Non-DNA carbon chain

This simply refers to the replacement of a stretch of DNA with a saturated aliphatic chain. It is, of course, not something that is found in vivo, but the ability of translesion synthesis polymerases to bypass such a structure illustrates their broad adaptability when dealing with problematic regions of the genome.

Abasic site

A site in DNA where the base has been lost by hydrolysis of the base–sugar (glycosidic) bond.

B-form

The most common form of the DNA double helix in aqueous environments. In this form, the bases are perpendicular to the axis of the helix.

Syn conformation

Nucleotides can exist in two conformations, anti or syn, depending upon rotation of the base around the glycosidic bond. In order for normal base pairing to occur in DNA, the nucleotide is usually in the anti conformation.

DT40 cells

A B cell line derived from an avian leukosis virus-induced bursal lymphoma in a white leghorn chicken.

SOS response

Following DNA damage to Escherichia coli, and a few related species of bacteria, 40–50 genes are induced, including several DNA repair proteins. This is known as the SOS response.

Replication factories

The clustering of replication and repair proteins into discrete subnuclear foci, which are visible under the light microscope, suggests that multiple replication forks can group together in what has been termed a replication factory.

PCNA

(Proliferating cell nuclear antigen). The trimeric sliding clamp that tethers DNA polymerases and other factors to DNA in a sequence-independent manner, such that they can readily translocate up and down the duplex DNA. The prokaryotic version, which is almost structurally identical, is a dimeric complex called the β-clamp.

Ubiquitin

A 76-amino-acid peptide that can be conjugated to proteins either singly (monoubiquitylation) or in a variety of chains (poly-ubiquitylation). It tags proteins for degradation but is now known to also control cell physiology principally through modulating protein–protein interactions.

SUMO

(Small ubiquitin-like modifier). A post-translation modification related to ubiquitin. Like ubiquitylation, SUMOylation can alter interactions with other proteins.

E3 ubiquitin ligase

An enzyme that catalyses the transfer of ubiquitin from the E2 ubiquitin-conjugating enzyme to the target protein.

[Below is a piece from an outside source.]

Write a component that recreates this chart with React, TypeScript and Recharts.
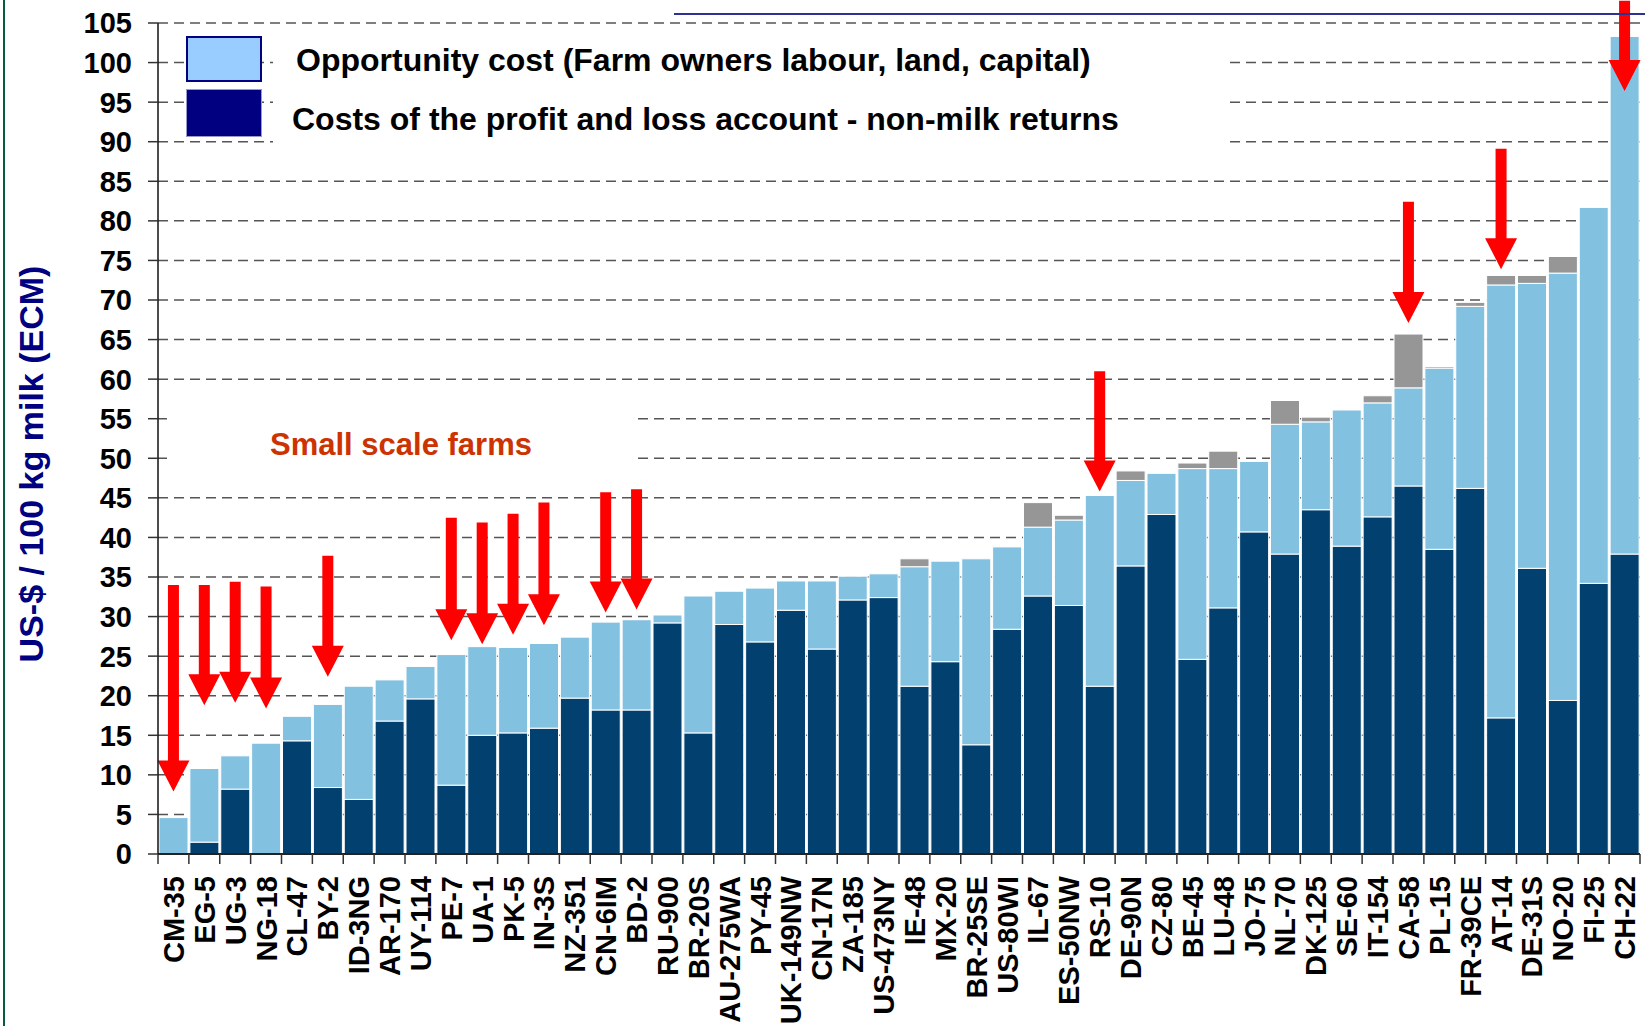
import React from 'react';
import { BarChart, Bar, XAxis, YAxis, CartesianGrid, ReferenceLine } from 'recharts';

const farms = [
  'CM-35', 'EG-5', 'UG-3', 'NG-18', 'CL-47', 'BY-2', 'ID-3NG', 'AR-170', 'UY-114', 'PE-7',
  'UA-1', 'PK-5', 'IN-3S', 'NZ-351', 'CN-6IM', 'BD-2', 'RU-900', 'BR-20S', 'AU-275WA', 'PY-45',
  'UK-149NW', 'CN-17N', 'ZA-185', 'US-473NY', 'IE-48', 'MX-20', 'BR-25SE', 'US-80WI', 'IL-67', 'ES-50NW',
  'RS-10', 'DE-90N', 'CZ-80', 'BE-45', 'LU-48', 'JO-75', 'NL-70', 'DK-125', 'SE-60', 'IT-154',
  'CA-58', 'PL-15', 'FR-39CE', 'AT-14', 'DE-31S', 'NO-20', 'FI-25', 'CH-22',
];

// Costs of the profit and loss account - non-milk returns (dark)
const plCosts = [
  0, 1.5, 8.2, 0, 14.3, 8.4, 6.9, 16.8, 19.6, 8.7,
  15.0, 15.3, 15.9, 19.7, 18.2, 18.2, 29.2, 15.3, 29.0, 26.8,
  30.8, 25.9, 32.1, 32.4, 21.2, 24.3, 13.8, 28.4, 32.6, 31.4,
  21.2, 36.4, 42.9, 24.6, 31.1, 40.7, 37.9, 43.5, 38.9, 42.6,
  46.5, 38.5, 46.2, 17.2, 36.1, 19.4, 34.2, 37.9,
];

// Opportunity cost (light)
const opportunityCost = [
  4.6, 9.3, 4.2, 14.0, 3.1, 10.5, 14.3, 5.2, 4.1, 16.5,
  11.2, 10.8, 10.7, 7.7, 11.1, 11.4, 1.0, 17.3, 4.2, 6.8,
  3.7, 8.6, 3.0, 3.0, 15.1, 12.7, 23.5, 10.4, 8.7, 10.8,
  24.1, 10.8, 5.2, 24.1, 17.6, 8.9, 16.4, 11.1, 17.2, 14.4,
  12.4, 22.9, 23.0, 54.7, 36.0, 54.0, 47.5, 65.4,
];

// Remaining (grey) part
const otherCost = [
  0, 0, 0, 0, 0, 0, 0, 0, 0, 0,
  0, 0, 0, 0, 0, 0, 0, 0, 0, 0,
  0, 0, 0, 0, 1.0, 0, 0, 0, 3.1, 0.6,
  0, 1.2, 0, 0.7, 2.2, 0, 3.0, 0.6, 0, 0.9,
  6.8, 0.2, 0.5, 1.2, 1.0, 2.1, 0, 0,
];

const yTicks = [0, 5, 10, 15, 20, 25, 30, 35, 40, 45, 50, 55, 60, 65, 70, 75, 80, 85, 90, 95, 100, 105];

// Red arrows: farm, start value (top), tip value
const arrowFarms = ['CM-35', 'EG-5', 'UG-3', 'NG-18', 'BY-2', 'PE-7', 'UA-1', 'PK-5', 'IN-3S', 'CN-6IM', 'BD-2', 'RS-10', 'CA-58', 'AT-14', 'CH-22'];
const arrowFrom = [34.0, 34.0, 34.4, 33.8, 37.7, 42.5, 41.9, 43.0, 44.4, 45.7, 46.1, 61.0, 82.4, 89.1, 107.8];
const arrowTo = [7.9, 18.8, 19.1, 18.4, 22.4, 27.0, 26.5, 27.7, 28.9, 30.5, 30.9, 45.8, 67.1, 73.9, 96.4];

const legendLabels = [
  'Opportunity cost (Farm owners labour, land, capital)',
  'Costs of the profit and loss account - non-milk returns',
];
const yTitle = 'US-$ / 100 kg milk (ECM)';
const noteText = 'Small scale farms';

const data = farms.map((farm, i) => ({
  farm,
  pl: plCosts[i],
  opp: opportunityCost[i],
  other: otherCost[i],
}));

const FONT = '"Liberation Sans", Arial, sans-serif';

const makeShape = (fill: string) => (p: any) => {
  if (!p || !(p.height > 0.01)) return <g />;
  return (
    <rect x={p.x} y={p.y} width={p.width} height={p.height} fill={fill} stroke="#ffffff" strokeWidth={1} />
  );
};

const Arrow = (p: any) => {
  const { x1, y1, y2 } = p;
  if (![x1, y1, y2].every((v) => Number.isFinite(v))) return <g />;
  const sh = 5.5;
  const hh = 16;
  const headH = 31;
  const neck = y2 - headH;
  const pts = [
    [x1 - sh, y1], [x1 + sh, y1], [x1 + sh, neck], [x1 + hh, neck], [x1, y2], [x1 - hh, neck], [x1 - sh, neck],
  ].map((q) => q.join(',')).join(' ');
  return <polygon points={pts} fill="#FF0000" />;
};

const XTick = (p: any) => {
  const { x, y, payload, index, width, visibleTicksCount } = p;
  let half = payload && payload.offset ? payload.offset : 0;
  if (!half && width && visibleTicksCount) half = width / visibleTicksCount / 2;
  const isLast = index === visibleTicksCount - 1;
  return (
    <g>
      <line x1={x - half} y1={y} x2={x - half} y2={y + 10} stroke="#333" strokeWidth={1.5} />
      {isLast && <line x1={x + half} y1={y} x2={x + half} y2={y + 10} stroke="#333" strokeWidth={1.5} />}
      <text
        transform={`translate(${x},${y + 22}) rotate(-90)`}
        textAnchor="end"
        dy="0.36em"
        fontFamily={FONT}
        fontWeight="bold"
        fontSize={29}
        fill="#000"
      >
        {payload.value}
      </text>
    </g>
  );
};

const YTick = (p: any) => {
  const { x, y, payload } = p;
  return (
    <g>
      <line x1={x - 10} y1={y} x2={x} y2={y} stroke="#333" strokeWidth={1.5} />
      <text x={x - 26} y={y} dy="0.36em" textAnchor="end" fontFamily={FONT} fontWeight="bold" fontSize={29} fill="#000">
        {payload.value}
      </text>
    </g>
  );
};

export default function App() {
  return (
    <div
      style={{
        position: 'absolute',
        left: 0,
        top: 0,
        width: 1645,
        height: 1026,
        background: '#ffffff',
        fontFamily: FONT,
        overflow: 'hidden',
      }}
    >
      <BarChart
        width={1645}
        height={1026}
        data={data}
        margin={{ top: 23, right: 5, bottom: 0, left: 0 }}
        barCategoryGap={1}
      >
        <CartesianGrid vertical={false} stroke="#555" strokeDasharray="10 6" strokeWidth={1.5} />
        <XAxis
          dataKey="farm"
          interval={0}
          height={172}
          tickSize={0}
          tickMargin={0}
          tickLine={false}
          axisLine={{ stroke: '#222', strokeWidth: 2 }}
          tick={<XTick />}
        />
        <YAxis
          domain={[0, 105]}
          ticks={yTicks}
          interval={0}
          width={158}
          tickSize={0}
          tickMargin={0}
          tickLine={false}
          axisLine={{ stroke: '#111', strokeWidth: 1.5 }}
          tick={<YTick />}
        />
        <YAxis
          yAxisId="r"
          orientation="right"
          domain={[0, 105]}
          width={0}
          tick={false}
          tickLine={false}
          axisLine={{ stroke: '#888', strokeWidth: 1.5 }}
        />
        <Bar dataKey="pl" stackId="a" fill="#02406F" shape={makeShape('#02406F')} isAnimationActive={false} />
        <Bar dataKey="opp" stackId="a" fill="#83C1E0" shape={makeShape('#83C1E0')} isAnimationActive={false} />
        <Bar dataKey="other" stackId="a" fill="#969696" shape={makeShape('#969696')} isAnimationActive={false} />
        {arrowFarms.map((f, i) => (
          <ReferenceLine
            key={f}
            segment={[{ x: f, y: arrowFrom[i] }, { x: f, y: arrowTo[i] }]}
            ifOverflow="visible"
            shape={Arrow}
          />
        ))}
      </BarChart>

      {/* slide decorations */}
      <div style={{ position: 'absolute', left: 3, top: 0, width: 2, height: 1026, background: '#0B5A3C' }} />
      <div style={{ position: 'absolute', left: 674, top: 13, width: 971, height: 2, background: '#2E3192' }} />

      {/* legend */}
      <div style={{ position: 'absolute', left: 273, top: 32, width: 955, height: 128, background: '#fff' }} />
      <div
        style={{
          position: 'absolute', left: 186, top: 36, width: 72, height: 42,
          background: '#99CCFF', border: '2px solid #000080',
        }}
      />
      <div
        style={{
          position: 'absolute', left: 186, top: 89, width: 74, height: 46,
          background: '#000080', border: '1px solid #9999CC',
        }}
      />
      <div
        style={{
          position: 'absolute', left: 296, top: 44, fontSize: 32, lineHeight: '32px',
          fontWeight: 'bold', color: '#000', whiteSpace: 'nowrap',
        }}
      >
        {legendLabels[0]}
      </div>
      <div
        style={{
          position: 'absolute', left: 292, top: 103, fontSize: 32, lineHeight: '32px',
          fontWeight: 'bold', color: '#000', whiteSpace: 'nowrap',
        }}
      >
        {legendLabels[1]}
      </div>

      {/* small scale farms note */}
      <div style={{ position: 'absolute', left: 167, top: 405, width: 469, height: 62, background: '#fff' }} />
      <div
        style={{
          position: 'absolute', left: 270, top: 429, fontSize: 31, lineHeight: '31px',
          fontWeight: 'bold', color: '#CC3300', whiteSpace: 'nowrap',
        }}
      >
        {noteText}
      </div>

      {/* y axis title */}
      <div
        style={{
          position: 'absolute', left: 31, top: 464, transform: 'translate(-50%, -50%) rotate(-90deg)',
          fontSize: 34, lineHeight: '34px', fontWeight: 'bold', color: '#000080', whiteSpace: 'nowrap',
        }}
      >
        {yTitle}
      </div>
    </div>
  );
}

E2 ubiquitin-conjugating enzyme

A class of enzymes responsible, in conjunction with an E3 ubiquitin ligase, for attaching ubiquitin to target proteins. Ubiquitin, after activation, is transferred to an E2 ubiquitin-conjugating enzyme, which then interacts with an E3 ubiquitin ligase to effect ubiquitin transfer to the target protein.

RPA

(Replication protein A). Eukaryotic protein that binds specifically to single-stranded DNA.

Activation-induced deaminase

(AID). An enzyme that hydrolytically deaminates cytosines in nucleic acids, resulting in the substitution of cytosines with uracils.

Uracil DNA glycosylase

(UNG). An enzyme that disrupts the glycosidic bond between uracil in DNA and the deoxyribose sugar, generating free uracil and an abasic site in the DNA.

G quadruplex

A class of DNA secondary structure formed in regions of G-rich DNA of the general sequence G_3–5-L_1–7-G_3–5-L_1–7-G_3–5-L_1–7-G_3–5 (where L can be any base). The structures are characterized by stacks of planar arrays of four Hoogsteen-bonded dG bases coordinated by a monovalent metal ion.